On reading an article in yesterday’s Guardian Online with the catchy title “Rising employment, flourishing businesses: why Camden is different” I noted how the writer, Councillor Sarah Hayward, Camden’s cabinet member for community, regeneration and equalities, explains that the 25,000 businesses in the borough employ double the number of working age people that live there. Great news, but there are qualifications; she goes on to say that some areas of the borough have unemployment of nearly 20%, whilst youth unemployment for both school leavers and graduates is higher than the national and London based averages, which is currently a massive 18%.
Why should it be that in an area seemingly awash with jobs, about one in five young people still find themselves unemployed? And is Camden, a relatively affluent part of inner London, any different from the rest of the country – I think not!
The reason young people suffer is because our labour market discriminates against them, although according to our current legislation, it is illegal to so do. Young people have always been prejudged – when you think of a young person, what do you see? What images spring to mind; drug taking hoodies skulking around on street corners in gangs or an individual waiting and eager for society and employers to give them a chance? When I run workshops, I know which image prevails.

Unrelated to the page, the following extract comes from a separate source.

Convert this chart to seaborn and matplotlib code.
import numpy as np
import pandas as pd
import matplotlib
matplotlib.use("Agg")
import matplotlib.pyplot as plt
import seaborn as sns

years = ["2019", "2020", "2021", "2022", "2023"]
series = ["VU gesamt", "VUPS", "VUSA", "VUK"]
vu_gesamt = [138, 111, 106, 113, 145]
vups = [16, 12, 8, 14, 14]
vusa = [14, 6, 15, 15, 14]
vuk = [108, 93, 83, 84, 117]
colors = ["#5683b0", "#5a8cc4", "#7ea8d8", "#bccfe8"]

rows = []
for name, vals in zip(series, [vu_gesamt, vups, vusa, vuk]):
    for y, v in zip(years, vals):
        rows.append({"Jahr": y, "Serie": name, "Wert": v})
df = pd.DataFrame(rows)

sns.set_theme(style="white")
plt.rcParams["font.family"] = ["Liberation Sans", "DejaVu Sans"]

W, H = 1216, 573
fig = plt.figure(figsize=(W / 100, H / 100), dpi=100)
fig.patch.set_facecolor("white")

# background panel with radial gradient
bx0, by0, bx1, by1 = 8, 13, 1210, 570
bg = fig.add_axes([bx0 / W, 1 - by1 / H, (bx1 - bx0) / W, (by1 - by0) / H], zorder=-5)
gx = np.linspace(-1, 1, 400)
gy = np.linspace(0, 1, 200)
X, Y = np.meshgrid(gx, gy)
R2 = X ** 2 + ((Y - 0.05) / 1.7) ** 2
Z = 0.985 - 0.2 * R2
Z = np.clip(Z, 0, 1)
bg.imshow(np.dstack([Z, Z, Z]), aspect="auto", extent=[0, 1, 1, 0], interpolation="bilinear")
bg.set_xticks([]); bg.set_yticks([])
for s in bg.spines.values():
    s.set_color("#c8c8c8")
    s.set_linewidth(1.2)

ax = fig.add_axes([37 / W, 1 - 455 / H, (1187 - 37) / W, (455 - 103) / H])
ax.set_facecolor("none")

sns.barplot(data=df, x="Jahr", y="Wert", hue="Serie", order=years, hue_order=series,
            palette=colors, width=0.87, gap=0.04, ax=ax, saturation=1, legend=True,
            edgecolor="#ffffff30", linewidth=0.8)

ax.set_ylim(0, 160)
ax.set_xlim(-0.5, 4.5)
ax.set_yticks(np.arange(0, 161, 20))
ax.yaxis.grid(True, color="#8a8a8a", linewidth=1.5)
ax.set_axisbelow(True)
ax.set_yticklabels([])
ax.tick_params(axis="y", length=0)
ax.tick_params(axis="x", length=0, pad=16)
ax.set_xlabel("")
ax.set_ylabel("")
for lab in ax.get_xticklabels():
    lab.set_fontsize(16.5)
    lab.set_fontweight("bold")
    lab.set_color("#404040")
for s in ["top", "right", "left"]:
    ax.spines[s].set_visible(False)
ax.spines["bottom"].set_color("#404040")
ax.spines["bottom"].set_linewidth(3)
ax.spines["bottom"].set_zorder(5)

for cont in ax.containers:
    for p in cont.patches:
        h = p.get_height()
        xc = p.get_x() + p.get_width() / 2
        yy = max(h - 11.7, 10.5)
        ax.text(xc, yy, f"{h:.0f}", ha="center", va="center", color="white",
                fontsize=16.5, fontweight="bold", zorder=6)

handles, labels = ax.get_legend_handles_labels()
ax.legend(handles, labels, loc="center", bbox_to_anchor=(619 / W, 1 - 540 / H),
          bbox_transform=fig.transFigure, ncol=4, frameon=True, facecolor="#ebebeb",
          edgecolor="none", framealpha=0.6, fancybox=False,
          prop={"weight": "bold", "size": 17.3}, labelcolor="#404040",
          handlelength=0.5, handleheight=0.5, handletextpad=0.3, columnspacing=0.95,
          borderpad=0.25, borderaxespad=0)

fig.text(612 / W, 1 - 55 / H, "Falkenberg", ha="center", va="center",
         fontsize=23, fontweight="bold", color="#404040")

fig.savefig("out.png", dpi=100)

So today’s blog comes with a plea to managers, employers and the wider community too – be prepared to a take a risk. Whilst I acknowledge that older people may offer experience, knowledge and stability to their prospective employers, they may also be stuck in their ways, unimaginative and often likely come with bad working habits, workplace baggage and plenty of negative work experiences too.
It goes without saying that young people have less experience and knowledge and maybe a little fickle, still searching for the right path, but they carry with them a rawness and creativity that may have been ‘beaten’ out their elders; they are untrained, which means being ready and willing to learn and with brilliant imaginative ideas.
So whether you are in Camden, elsewhere in London, the UK or beyond, I appeal to you to give young people a chance – they deserve the best society and its many employers have to offer.